The waters of Lake Erie have two strataa
top layer of warmer water and a deeper cold layer where many of
the lake's salmon, walleye and other fish live and that support
the multi-million dollar fishing industry and recreation fishing.
Matisoff speculates that biota, sediment
and water samples will show that the zebra mussel is robbing the
colder layer of important oxygen for the fish's survival.

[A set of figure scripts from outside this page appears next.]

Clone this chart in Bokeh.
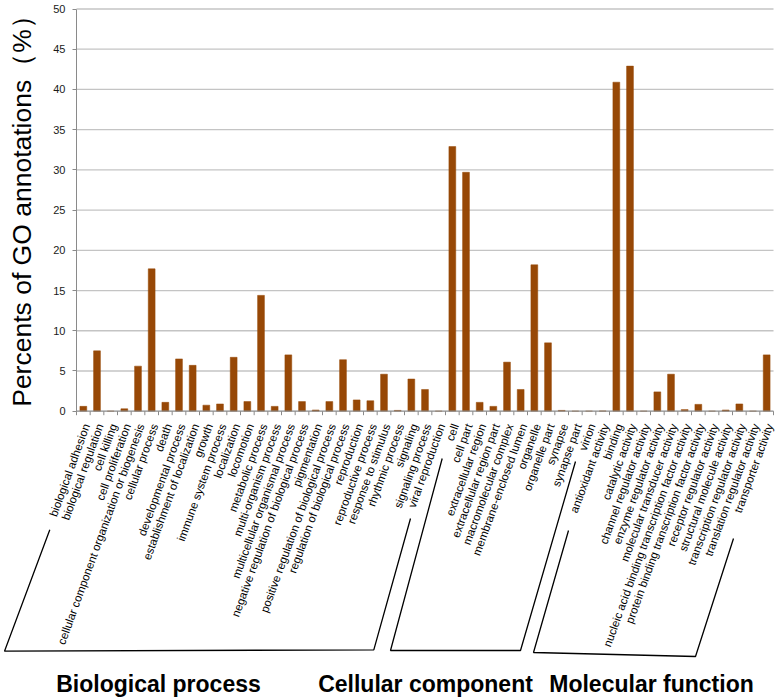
import math
from bokeh.plotting import figure
from bokeh.models import Range1d, FixedTicker, ColumnDataSource
from bokeh.core.properties import value
from bokeh.embed import file_html
from bokeh.resources import INLINE

# ---------------- data ----------------
BP_TERMS = [
    "biological adhesion", "biological regulation", "cell killing", "cell proliferation",
    "cellular component organization or biogenesis", "cellular process", "death",
    "developmental process", "establishment of localization", "growth",
    "immune system process", "localization", "locomotion", "metabolic process",
    "multi-organism process", "multicellular organismal process",
    "negative regulation of biological process", "pigmentation",
    "positive regulation of biological process", "regulation of biological process",
    "reproduction", "reproductive process", "response to stimulus", "rhythmic process",
    "signaling", "signaling process", "viral reproduction",
]
BP_VALUES = [0.6, 7.5, 0.0, 0.3, 5.6, 17.7, 1.1, 6.5, 5.7, 0.75,
             0.9, 6.7, 1.2, 14.4, 0.6, 7.0, 1.2, 0.15, 1.2, 6.4,
             1.4, 1.3, 4.6, 0.1, 4.0, 2.7, 0.0]

CC_TERMS = [
    "cell", "cell part", "extracellular region", "extracellular region part",
    "macromolecular complex", "membrane-enclosed lumen", "organelle", "organelle part",
    "synapse", "synapse part", "virion",
]
CC_VALUES = [32.9, 29.7, 1.1, 0.6, 6.1, 2.7, 18.2, 8.5, 0.1, 0.0, 0.0]

MF_TERMS = [
    "antioxidant activity", "binding", "catalytic activity", "channel regulator activity",
    "enzyme regulator activity", "molecular transducer activity",
    "nucleic acid binding transcription factor activity",
    "protein binding transcription factor activity", "receptor regulator activity",
    "structural molecule activity", "transcription regulator activity",
    "translation regulator activity", "transporter activity",
]
MF_VALUES = [0.03, 40.9, 42.9, 0.0, 2.4, 4.6, 0.2, 0.85, 0.0, 0.15, 0.9, 0.0, 7.0]

GROUP_NAMES = ["Biological process", "Cellular component", "Molecular function"]
Y_TICKS = [0, 5, 10, 15, 20, 25, 30, 35, 40, 45, 50]
Y_TITLE = "Percents of GO annotations\uff08%\uff09"

# ---------------- layout ----------------
W, H = 777, 700
AXIS_PX = 76.0          # y axis position inside the figure
RIGHT_PX = 773.0        # right end of the category area
ZERO_PX = 410.7         # y=0 position from the top
TOP_PX = 8.5            # y=50 position from the top

terms = BP_TERMS + CC_TERMS + MF_TERMS
values = BP_VALUES + CC_VALUES + MF_VALUES
n = len(terms)
ymax = Y_TICKS[-1]

pxu_x = (RIGHT_PX - AXIS_PX) / n
pxu_y = (ZERO_PX - TOP_PX) / ymax

x_range = Range1d(-AXIS_PX / pxu_x, (W - AXIS_PX) / pxu_x)
y_range = Range1d(-(H - ZERO_PX) / pxu_y, ymax + TOP_PX / pxu_y)

# pixel -> data helpers for decorations
def rx(X):
    return (X - AXIS_PX) / pxu_x
def ry(Y):
    return (ZERO_PX - Y) / pxu_y

p = figure(width=W, height=H, x_range=x_range, y_range=y_range,
           output_backend="svg", toolbar_location=None, x_axis_type=None,
           min_border=0, min_border_left=0, min_border_right=0,
           min_border_top=0, min_border_bottom=0)
p.outline_line_color = None
p.background_fill_color = "white"
p.border_fill_color = "white"
p.ygrid.visible = False

# y axis placed at x=0
yax = p.yaxis[0]
yax.fixed_location = 0
yax.ticker = FixedTicker(ticks=Y_TICKS)
yax.bounds = (0, ymax)
yax.axis_line_color = "#8a8a8a"
yax.major_tick_line_color = "#8a8a8a"
yax.major_tick_out = 4
yax.major_tick_in = 0
yax.minor_tick_line_color = None
yax.major_label_standoff = 7
yax.major_label_text_font = "Liberation Sans"
yax.major_label_text_font_size = "11px"
yax.major_label_text_color = "#1a1a1a"

# grid lines
grid_ticks = [t for t in Y_TICKS if t > 0]
p.segment(x0=[0] * len(grid_ticks), x1=[n] * len(grid_ticks), y0=grid_ticks, y1=grid_ticks,
          line_color="#c4c4c4", line_width=1.3)

# bars
src = ColumnDataSource(dict(x=[i + 0.5 for i in range(n)], top=values, term=terms,
                            y0=[0] * n))
p.vbar(x="x", top="top", width=0.5, source=src, fill_color="#974806",
       line_color="#974806", line_width=0.5)

# x axis line and ticks
p.segment(x0=[0], x1=[n], y0=[0], y1=[0], line_color="#8a8a8a", line_width=1.2)
tick_len = 4 / pxu_y
p.segment(x0=list(range(n + 1)), x1=list(range(n + 1)), y0=[0] * (n + 1),
          y1=[-tick_len] * (n + 1), line_color="#8a8a8a", line_width=1)

# category labels
p.text(x="x", y="y0", text="term", source=src, angle=math.radians(70),
       text_align="right", text_baseline="middle", x_offset=3, y_offset=13,
       text_font=value("Liberation Sans"), text_font_size=value("11.5px"),
       text_color="black")

# y axis title
p.text(x=[rx(21)], y=[ry(204)], text=[Y_TITLE], angle=math.pi / 2,
       text_align="center", text_baseline="middle",
       text_font=value("Liberation Sans"), text_font_size=value("26.5px"),
       text_color="black")

# group brackets
BRACKETS_PX = [
    [(49.3, 529.3), (4.0, 650.7), (373.3, 649.3), (410.0, 518.0)],
    [(441.7, 458.0), (390.0, 650.0), (520.0, 650.0), (575.0, 461.0)],
    [(568.0, 530.0), (533.0, 652.0), (695.0, 656.0), (733.0, 538.0)],
]
p.multi_line(xs=[[rx(a) for a, b in br] for br in BRACKETS_PX],
             ys=[[ry(b) for a, b in br] for br in BRACKETS_PX],
             line_color="black", line_width=1.3)

# group names
GROUP_CENTERS_PX = [158, 425, 651]
p.text(x=[rx(c) for c in GROUP_CENTERS_PX], y=[ry(683)] * 3, text=GROUP_NAMES,
       text_align="center", text_baseline="middle",
       text_font=value("Liberation Sans"),
       text_font_size=value("23px"), text_font_style="bold", text_color="black")

open("out.html", "w").write(file_html(p, INLINE))
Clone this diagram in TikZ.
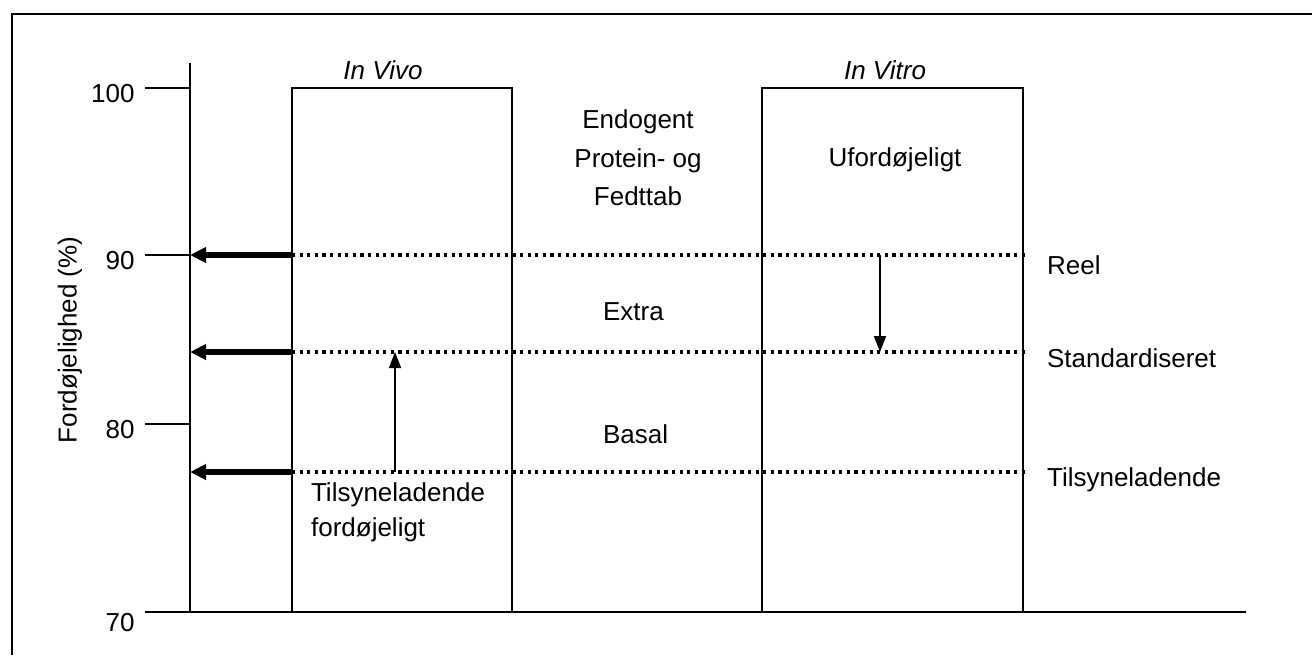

He explains that the zebra mussel has shifted
the lake's food chain from a pelagic system in the warmer waters
to a benthic system in the cold waters. In the warmer, upper and
oxygen-rich layer, the food chain supports algae, which blooms
during warmer months, with growth spurred by phosphorus from fertilizers
and from detergents in sewage. Zooplankton feed on the algae and
the fish in turn eat the zooplankton.
With shift to the benthic system, the food
chain is shifted to the colder layers of water with the zebra
mussel feeding on algae and excreting debris to the sediment,
causing an increase in oxygen consumption and depriving fish of
the oxygen that sustains their growth. Plants and fish die. Some
toxic algae proliferate and produce neurotoxins, which corrupt
the water, making it harmful for humans to drink it or swim in
it.
Lake Erie's savior may come in the form
of another exotic species, the round gobie, introduced by freighters
in 1993.
"The round gobie, which feds on the zebra
mussels, may eventually turn around the current problem as it
eontrols the zebra mussel population," Matisoff said.
Until that might happen, scientists will explore the dead zone
for clues to reverse the current situation.